►

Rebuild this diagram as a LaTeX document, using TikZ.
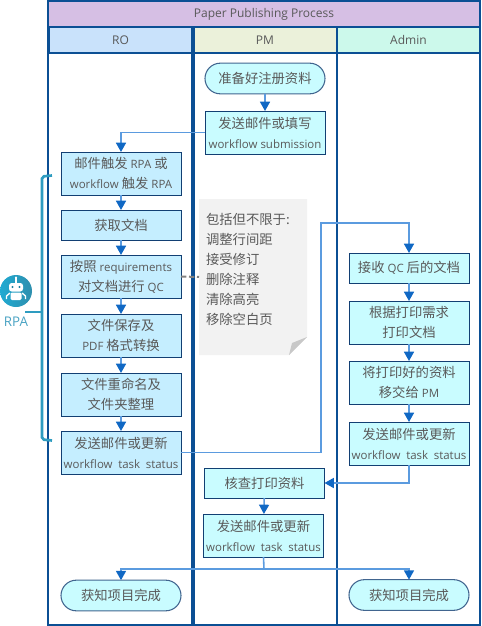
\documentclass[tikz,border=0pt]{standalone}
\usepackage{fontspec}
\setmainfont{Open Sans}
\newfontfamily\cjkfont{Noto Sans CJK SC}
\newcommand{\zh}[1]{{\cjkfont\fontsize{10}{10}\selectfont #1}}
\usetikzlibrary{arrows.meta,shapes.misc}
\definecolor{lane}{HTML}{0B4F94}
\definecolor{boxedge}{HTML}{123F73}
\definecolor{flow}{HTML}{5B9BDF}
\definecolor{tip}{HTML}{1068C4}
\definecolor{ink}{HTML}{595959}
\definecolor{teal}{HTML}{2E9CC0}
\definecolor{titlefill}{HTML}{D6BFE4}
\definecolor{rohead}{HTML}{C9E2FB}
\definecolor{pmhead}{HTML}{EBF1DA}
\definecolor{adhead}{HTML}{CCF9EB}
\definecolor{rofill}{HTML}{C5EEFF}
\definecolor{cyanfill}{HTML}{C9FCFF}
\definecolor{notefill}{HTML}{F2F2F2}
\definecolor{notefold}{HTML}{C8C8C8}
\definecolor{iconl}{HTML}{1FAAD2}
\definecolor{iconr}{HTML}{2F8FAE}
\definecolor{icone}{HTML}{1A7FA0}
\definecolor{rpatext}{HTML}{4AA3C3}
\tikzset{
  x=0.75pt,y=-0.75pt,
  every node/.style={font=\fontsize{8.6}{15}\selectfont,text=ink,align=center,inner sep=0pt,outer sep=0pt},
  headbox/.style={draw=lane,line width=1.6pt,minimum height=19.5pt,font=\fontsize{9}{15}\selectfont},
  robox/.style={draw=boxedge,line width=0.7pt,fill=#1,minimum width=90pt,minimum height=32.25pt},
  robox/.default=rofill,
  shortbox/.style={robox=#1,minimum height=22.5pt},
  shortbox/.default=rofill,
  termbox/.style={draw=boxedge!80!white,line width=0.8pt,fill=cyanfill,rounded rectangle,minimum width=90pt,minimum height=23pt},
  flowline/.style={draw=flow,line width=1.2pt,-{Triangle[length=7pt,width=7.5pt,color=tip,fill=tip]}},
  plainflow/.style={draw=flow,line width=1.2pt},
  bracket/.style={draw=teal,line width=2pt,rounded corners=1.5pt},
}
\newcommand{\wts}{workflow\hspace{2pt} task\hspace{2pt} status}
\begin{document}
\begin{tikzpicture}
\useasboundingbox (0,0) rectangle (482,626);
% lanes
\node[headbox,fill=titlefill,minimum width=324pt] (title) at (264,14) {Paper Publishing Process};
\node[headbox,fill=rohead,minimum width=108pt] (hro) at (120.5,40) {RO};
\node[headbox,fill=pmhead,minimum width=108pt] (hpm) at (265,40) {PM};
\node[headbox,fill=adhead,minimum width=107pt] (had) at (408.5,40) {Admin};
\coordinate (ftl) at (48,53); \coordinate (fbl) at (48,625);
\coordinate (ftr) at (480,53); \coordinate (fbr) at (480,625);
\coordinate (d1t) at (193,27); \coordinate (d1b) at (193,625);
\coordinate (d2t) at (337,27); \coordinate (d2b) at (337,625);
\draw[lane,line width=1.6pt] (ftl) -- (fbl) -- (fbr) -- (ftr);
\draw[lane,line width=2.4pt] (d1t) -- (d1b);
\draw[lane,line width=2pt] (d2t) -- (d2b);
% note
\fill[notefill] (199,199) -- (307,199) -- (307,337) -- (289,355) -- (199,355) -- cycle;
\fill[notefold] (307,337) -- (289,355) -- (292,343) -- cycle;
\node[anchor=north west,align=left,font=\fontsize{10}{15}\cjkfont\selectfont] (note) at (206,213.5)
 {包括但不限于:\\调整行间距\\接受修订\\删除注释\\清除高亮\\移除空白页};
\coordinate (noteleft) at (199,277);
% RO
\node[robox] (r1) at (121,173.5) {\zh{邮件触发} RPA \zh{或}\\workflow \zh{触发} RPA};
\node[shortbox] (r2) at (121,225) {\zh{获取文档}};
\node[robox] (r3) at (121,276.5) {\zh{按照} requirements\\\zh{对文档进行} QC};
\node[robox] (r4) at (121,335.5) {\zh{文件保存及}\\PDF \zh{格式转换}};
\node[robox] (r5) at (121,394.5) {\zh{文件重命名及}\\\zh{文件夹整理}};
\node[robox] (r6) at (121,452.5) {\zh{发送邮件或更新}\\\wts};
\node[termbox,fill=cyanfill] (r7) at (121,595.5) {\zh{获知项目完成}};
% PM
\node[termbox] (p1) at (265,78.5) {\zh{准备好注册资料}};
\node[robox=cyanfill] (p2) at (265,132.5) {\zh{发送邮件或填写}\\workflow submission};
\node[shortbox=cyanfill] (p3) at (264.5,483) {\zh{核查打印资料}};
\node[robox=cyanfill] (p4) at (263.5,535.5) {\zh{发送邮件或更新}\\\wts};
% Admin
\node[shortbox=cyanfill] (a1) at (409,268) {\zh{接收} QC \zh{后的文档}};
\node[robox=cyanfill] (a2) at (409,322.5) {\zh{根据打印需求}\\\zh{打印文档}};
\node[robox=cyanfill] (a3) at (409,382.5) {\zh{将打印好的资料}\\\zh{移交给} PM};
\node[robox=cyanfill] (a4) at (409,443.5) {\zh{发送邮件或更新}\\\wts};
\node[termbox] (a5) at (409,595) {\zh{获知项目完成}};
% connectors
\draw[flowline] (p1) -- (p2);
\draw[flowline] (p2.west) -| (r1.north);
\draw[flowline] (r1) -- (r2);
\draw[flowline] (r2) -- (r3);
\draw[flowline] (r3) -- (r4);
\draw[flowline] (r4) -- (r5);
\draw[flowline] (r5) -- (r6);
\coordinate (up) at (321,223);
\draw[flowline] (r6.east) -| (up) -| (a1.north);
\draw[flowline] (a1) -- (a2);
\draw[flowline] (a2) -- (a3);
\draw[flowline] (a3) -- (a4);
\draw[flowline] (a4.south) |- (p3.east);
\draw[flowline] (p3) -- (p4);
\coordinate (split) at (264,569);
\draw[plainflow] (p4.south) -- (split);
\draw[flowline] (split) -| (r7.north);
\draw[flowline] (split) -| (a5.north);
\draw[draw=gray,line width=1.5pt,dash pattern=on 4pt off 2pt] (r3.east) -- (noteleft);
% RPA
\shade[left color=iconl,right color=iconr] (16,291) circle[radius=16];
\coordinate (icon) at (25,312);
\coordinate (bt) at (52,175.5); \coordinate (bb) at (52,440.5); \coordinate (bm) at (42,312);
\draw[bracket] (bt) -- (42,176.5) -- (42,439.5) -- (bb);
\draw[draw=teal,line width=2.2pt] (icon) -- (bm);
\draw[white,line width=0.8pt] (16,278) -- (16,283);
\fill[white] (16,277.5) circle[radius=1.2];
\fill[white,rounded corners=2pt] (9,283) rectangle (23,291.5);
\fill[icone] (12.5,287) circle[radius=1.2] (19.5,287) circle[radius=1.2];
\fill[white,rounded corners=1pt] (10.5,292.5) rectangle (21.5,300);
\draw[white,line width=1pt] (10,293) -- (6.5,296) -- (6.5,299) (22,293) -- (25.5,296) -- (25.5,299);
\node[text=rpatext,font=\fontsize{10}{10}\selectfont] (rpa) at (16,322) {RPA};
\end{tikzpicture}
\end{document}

◄

Your instructions
Restate the full listing verbatim and drop every picture.

Result
Rebuild this diagram as a LaTeX document, using TikZ.
\documentclass[tikz,border=0pt]{standalone}
\usepackage{fontspec}
\setmainfont{Open Sans}
\newfontfamily\cjkfont{Noto Sans CJK SC}
\newcommand{\zh}[1]{{\cjkfont\fontsize{10}{10}\selectfont #1}}
\usetikzlibrary{arrows.meta,shapes.misc}
\definecolor{lane}{HTML}{0B4F94}
\definecolor{boxedge}{HTML}{123F73}
\definecolor{flow}{HTML}{5B9BDF}
\definecolor{tip}{HTML}{1068C4}
\definecolor{ink}{HTML}{595959}
\definecolor{teal}{HTML}{2E9CC0}
\definecolor{titlefill}{HTML}{D6BFE4}
\definecolor{rohead}{HTML}{C9E2FB}
\definecolor{pmhead}{HTML}{EBF1DA}
\definecolor{adhead}{HTML}{CCF9EB}
\definecolor{rofill}{HTML}{C5EEFF}
\definecolor{cyanfill}{HTML}{C9FCFF}
\definecolor{notefill}{HTML}{F2F2F2}
\definecolor{notefold}{HTML}{C8C8C8}
\definecolor{iconl}{HTML}{1FAAD2}
\definecolor{iconr}{HTML}{2F8FAE}
\definecolor{icone}{HTML}{1A7FA0}
\definecolor{rpatext}{HTML}{4AA3C3}
\tikzset{
  x=0.75pt,y=-0.75pt,
  every node/.style={font=\fontsize{8.6}{15}\selectfont,text=ink,align=center,inner sep=0pt,outer sep=0pt},
  headbox/.style={draw=lane,line width=1.6pt,minimum height=19.5pt,font=\fontsize{9}{15}\selectfont},
  robox/.style={draw=boxedge,line width=0.7pt,fill=#1,minimum width=90pt,minimum height=32.25pt},
  robox/.default=rofill,
  shortbox/.style={robox=#1,minimum height=22.5pt},
  shortbox/.default=rofill,
  termbox/.style={draw=boxedge!80!white,line width=0.8pt,fill=cyanfill,rounded rectangle,minimum width=90pt,minimum height=23pt},
  flowline/.style={draw=flow,line width=1.2pt,-{Triangle[length=7pt,width=7.5pt,color=tip,fill=tip]}},
  plainflow/.style={draw=flow,line width=1.2pt},
  bracket/.style={draw=teal,line width=2pt,rounded corners=1.5pt},
}
\newcommand{\wts}{workflow\hspace{2pt} task\hspace{2pt} status}
\begin{document}
\begin{tikzpicture}
\useasboundingbox (0,0) rectangle (482,626);
% lanes
\node[headbox,fill=titlefill,minimum width=324pt] (title) at (264,14) {Paper Publishing Process};
\node[headbox,fill=rohead,minimum width=108pt] (hro) at (120.5,40) {RO};
\node[headbox,fill=pmhead,minimum width=108pt] (hpm) at (265,40) {PM};
\node[headbox,fill=adhead,minimum width=107pt] (had) at (408.5,40) {Admin};
\coordinate (ftl) at (48,53); \coordinate (fbl) at (48,625);
\coordinate (ftr) at (480,53); \coordinate (fbr) at (480,625);
\coordinate (d1t) at (193,27); \coordinate (d1b) at (193,625);
\coordinate (d2t) at (337,27); \coordinate (d2b) at (337,625);
\draw[lane,line width=1.6pt] (ftl) -- (fbl) -- (fbr) -- (ftr);
\draw[lane,line width=2.4pt] (d1t) -- (d1b);
\draw[lane,line width=2pt] (d2t) -- (d2b);
% note
\fill[notefill] (199,199) -- (307,199) -- (307,337) -- (289,355) -- (199,355) -- cycle;
\fill[notefold] (307,337) -- (289,355) -- (292,343) -- cycle;
\node[anchor=north west,align=left,font=\fontsize{10}{15}\cjkfont\selectfont] (note) at (206,213.5)
 {包括但不限于:\\调整行间距\\接受修订\\删除注释\\清除高亮\\移除空白页};
\coordinate (noteleft) at (199,277);
% RO
\node[robox] (r1) at (121,173.5) {\zh{邮件触发} RPA \zh{或}\\workflow \zh{触发} RPA};
\node[shortbox] (r2) at (121,225) {\zh{获取文档}};
\node[robox] (r3) at (121,276.5) {\zh{按照} requirements\\\zh{对文档进行} QC};
\node[robox] (r4) at (121,335.5) {\zh{文件保存及}\\PDF \zh{格式转换}};
\node[robox] (r5) at (121,394.5) {\zh{文件重命名及}\\\zh{文件夹整理}};
\node[robox] (r6) at (121,452.5) {\zh{发送邮件或更新}\\\wts};
\node[termbox,fill=cyanfill] (r7) at (121,595.5) {\zh{获知项目完成}};
% PM
\node[termbox] (p1) at (265,78.5) {\zh{准备好注册资料}};
\node[robox=cyanfill] (p2) at (265,132.5) {\zh{发送邮件或填写}\\workflow submission};
\node[shortbox=cyanfill] (p3) at (264.5,483) {\zh{核查打印资料}};
\node[robox=cyanfill] (p4) at (263.5,535.5) {\zh{发送邮件或更新}\\\wts};
% Admin
\node[shortbox=cyanfill] (a1) at (409,268) {\zh{接收} QC \zh{后的文档}};
\node[robox=cyanfill] (a2) at (409,322.5) {\zh{根据打印需求}\\\zh{打印文档}};
\node[robox=cyanfill] (a3) at (409,382.5) {\zh{将打印好的资料}\\\zh{移交给} PM};
\node[robox=cyanfill] (a4) at (409,443.5) {\zh{发送邮件或更新}\\\wts};
\node[termbox] (a5) at (409,595) {\zh{获知项目完成}};
% connectors
\draw[flowline] (p1) -- (p2);
\draw[flowline] (p2.west) -| (r1.north);
\draw[flowline] (r1) -- (r2);
\draw[flowline] (r2) -- (r3);
\draw[flowline] (r3) -- (r4);
\draw[flowline] (r4) -- (r5);
\draw[flowline] (r5) -- (r6);
\coordinate (up) at (321,223);
\draw[flowline] (r6.east) -| (up) -| (a1.north);
\draw[flowline] (a1) -- (a2);
\draw[flowline] (a2) -- (a3);
\draw[flowline] (a3) -- (a4);
\draw[flowline] (a4.south) |- (p3.east);
\draw[flowline] (p3) -- (p4);
\coordinate (split) at (264,569);
\draw[plainflow] (p4.south) -- (split);
\draw[flowline] (split) -| (r7.north);
\draw[flowline] (split) -| (a5.north);
\draw[draw=gray,line width=1.5pt,dash pattern=on 4pt off 2pt] (r3.east) -- (noteleft);
% RPA
\shade[left color=iconl,right color=iconr] (16,291) circle[radius=16];
\coordinate (icon) at (25,312);
\coordinate (bt) at (52,175.5); \coordinate (bb) at (52,440.5); \coordinate (bm) at (42,312);
\draw[bracket] (bt) -- (42,176.5) -- (42,439.5) -- (bb);
\draw[draw=teal,line width=2.2pt] (icon) -- (bm);
\draw[white,line width=0.8pt] (16,278) -- (16,283);
\fill[white] (16,277.5) circle[radius=1.2];
\fill[white,rounded corners=2pt] (9,283) rectangle (23,291.5);
\fill[icone] (12.5,287) circle[radius=1.2] (19.5,287) circle[radius=1.2];
\fill[white,rounded corners=1pt] (10.5,292.5) rectangle (21.5,300);
\draw[white,line width=1pt] (10,293) -- (6.5,296) -- (6.5,299) (22,293) -- (25.5,296) -- (25.5,299);
\node[text=rpatext,font=\fontsize{10}{10}\selectfont] (rpa) at (16,322) {RPA};
\end{tikzpicture}
\end{document}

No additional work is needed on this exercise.